Time is money, and nowhere is that more true than in agriculture. A little wasted combine movement per acre or a slowdown in offloading a harvest can quickly grow into a major impact on your bottom line. Keep an eye on these five common sources of wasted time to save money on your farm.
Upgrading Technology
There are more high-tech tools available in agriculture today than our ancestors would have ever thought possible. Continuing to operate using their methods will cost you money and time. Soil sampling, fertilization, and irrigation used to be managed with our best guesses. Today, GPS equipment drives powerful precision agriculture products that help us pinpoint exactly which locations in a field need extra fertilizer or water, reducing waste and cutting our environmental impact.
Gathering Weather Information
The comfortable cab of a tractor or combine is a great place to forget about the weather, but you still need to monitor it as much as possible. The availability of all kinds of weather apps makes it easy to prop your phone on the dash and keep an eye out for approaching precipitation, keeping you in the field as long as possible.
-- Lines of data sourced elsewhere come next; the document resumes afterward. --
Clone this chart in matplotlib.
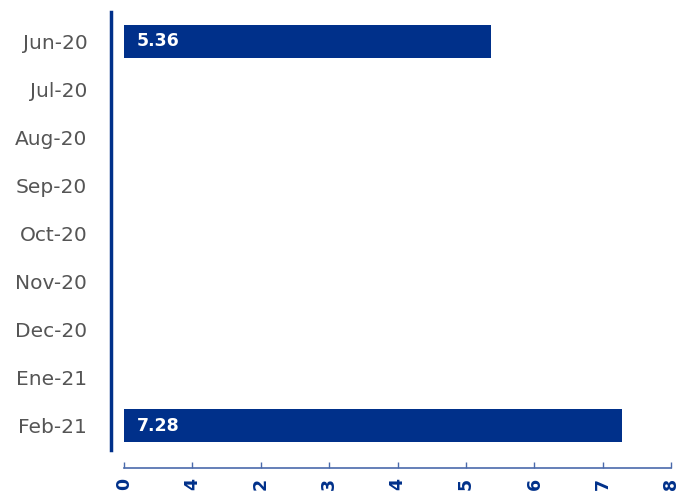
import matplotlib.pyplot as plt
import numpy as np

# Monthly values (only Jun-20 and Feb-21 reported)
months = ['Jun-20', 'Jul-20', 'Aug-20', 'Sep-20', 'Oct-20', 'Nov-20', 'Dec-20', 'Ene-21', 'Feb-21']
values = [5.36, np.nan, np.nan, np.nan, np.nan, np.nan, np.nan, np.nan, 7.28]
xticks = [0, 1, 2, 3, 4, 5, 6, 7, 8]
xticklabels = ['0', '4', '2', '3', '4', '5', '6', '7', '8']

navy = '#00308a'

fig = plt.figure(figsize=(6.85, 4.94), dpi=100)
ax = fig.add_axes([0.162, 0.089, 0.831, 0.887])

# spines first: moving a spine resets the tick labels
for s in ['top', 'right']:
    ax.spines[s].set_visible(False)
ax.spines['left'].set_color(navy)
ax.spines['left'].set_linewidth(2.5)
ax.spines['bottom'].set_color('#4a6aab')
ax.spines['bottom'].set_linewidth(1.2)
ax.spines['bottom'].set_position(('outward', 13))

pos = np.arange(len(months))
vals = np.array(values, dtype=float)
shown = ~np.isnan(vals)
ax.barh(pos[shown], vals[shown], height=0.69, color=navy)

# value labels inside the bars, near the left end
for p, v in zip(pos[shown], vals[shown]):
    ax.text(0.19, p, f'{v:.2f}', color='white', fontweight='bold',
            fontsize=12.5, va='center', ha='left')

ax.set_yticks(pos)
ax.set_yticklabels(months, fontsize=14.5, color='#555555')
ax.set_ylim(8.51, -0.615)

ax.set_xlim(-0.19, 8.13)
ax.set_xticks(xticks)
ax.set_xticklabels(xticklabels, rotation=90, fontsize=12.5, fontweight='bold', color=navy)
ax.spines['bottom'].set_bounds(0, 8)

ax.tick_params(axis='y', length=0, pad=17)
ax.tick_params(axis='x', direction='in', length=4, width=1, color='#4a6aab', pad=7)

fig.savefig('out.png', dpi=100)
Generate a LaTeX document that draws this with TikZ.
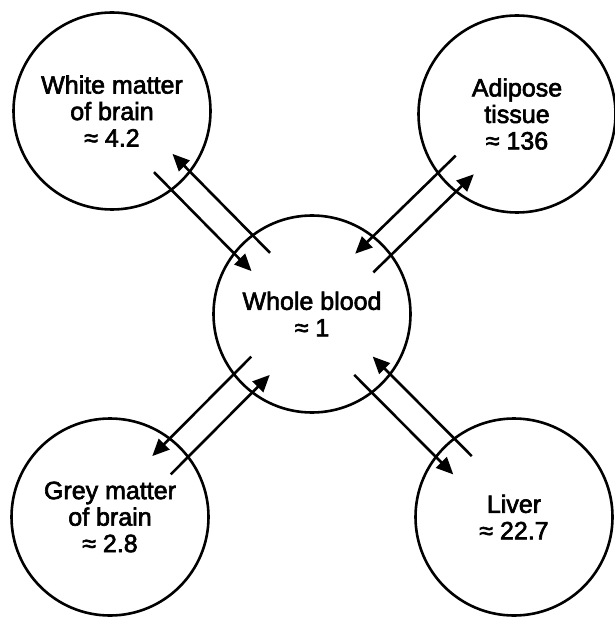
\documentclass[tikz,border=0pt]{standalone}
\usepackage{fontspec}
\setmainfont{Liberation Sans}
\newfontfamily\lblfont[FakeBold=2.5]{Liberation Sans}
\usetikzlibrary{calc,arrows.meta}
\tikzset{
  blob/.style={draw, circle, line width=2.6pt, minimum size=197pt, inner sep=0pt,
    align=center, font=\lblfont\fontsize{25}{26.5}\selectfont},
  flow/.style={line width=2.6pt, -{Triangle[length=17pt,width=15pt]}}
}
\begin{document}
\begin{tikzpicture}[x=1pt,y=-1pt]
\useasboundingbox (0,0) rectangle (614,617);
\node[blob] (c)  at (312,314) {Whole blood\\≈ 1};
\node[blob] (tl) at (112,111) {White matter\\of brain\\≈ 4.2};
\node[blob] (tr) at (517,114) {Adipose\\tissue\\≈ 136};
\node[blob] (bl) at (110,517) {Grey matter\\of brain\\≈ 2.8};
\node[blob] (br) at (514,517) {Liver\\≈ 22.7};
\foreach \X in {tl,tr,bl,br}{
  \draw[flow] ($(c.center)!73pt!(\X.center)!13pt!-90:(\X.center)$) --
              ($(\X.center)!73pt!(c.center)!13pt!90:(c.center)$);
  \draw[flow] ($(\X.center)!73pt!(c.center)!13pt!-90:(c.center)$) --
              ($(c.center)!73pt!(\X.center)!13pt!90:(\X.center)$);
}
\end{tikzpicture}
\end{document}
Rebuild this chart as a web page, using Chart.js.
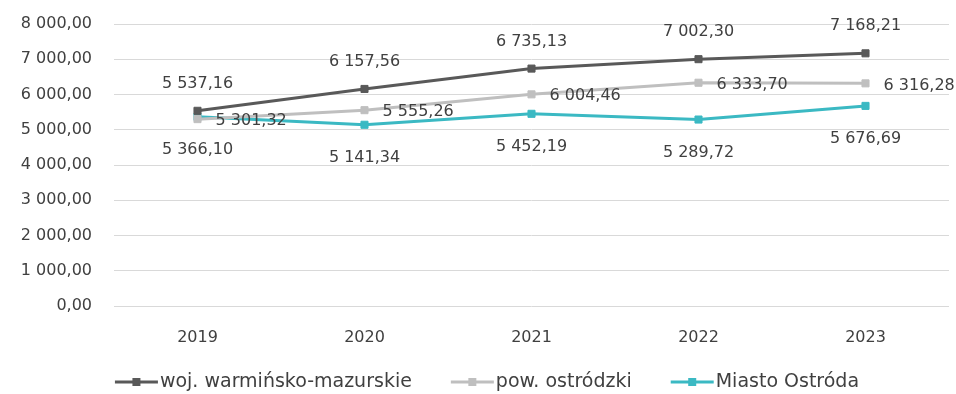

Long-term weather data can help you plan cultivation, planting, pest control, and harvest.
Organizing Farm Layout
One wasted step doesn’t use much time on your walk from the house to the mailbox, but over the course of a year it adds up. The same is true of your daily movement on the farm. If your fields are set up inefficiently, you’ll create a lot of extra driving. You also need to plan your transport and storage capabilities carefully so that you don’t run out or spend money on unneeded capacity.
Performing Good Preventive Maintenance
Checking fuel levels before you start work is an obvious way to avoid unnecessary trips back to the pump, but maintenance encompasses much more than that. Some time spent on lubrication and inspection each day will reduce the odds that something needs attention in the middle of an afternoon’s work, forcing a trip back to the shop and giving bad weather a chance to catch up with you.
Efficiency is at the heart of profitable agriculture. Whether it’s good utilization of feed by livestock or making sure that your cultivation passes don’t overlap, you have a great deal of control over the minutes and hours that make up your cropping season. Using those scarce minutes wisely will boost your efficiency and profitability.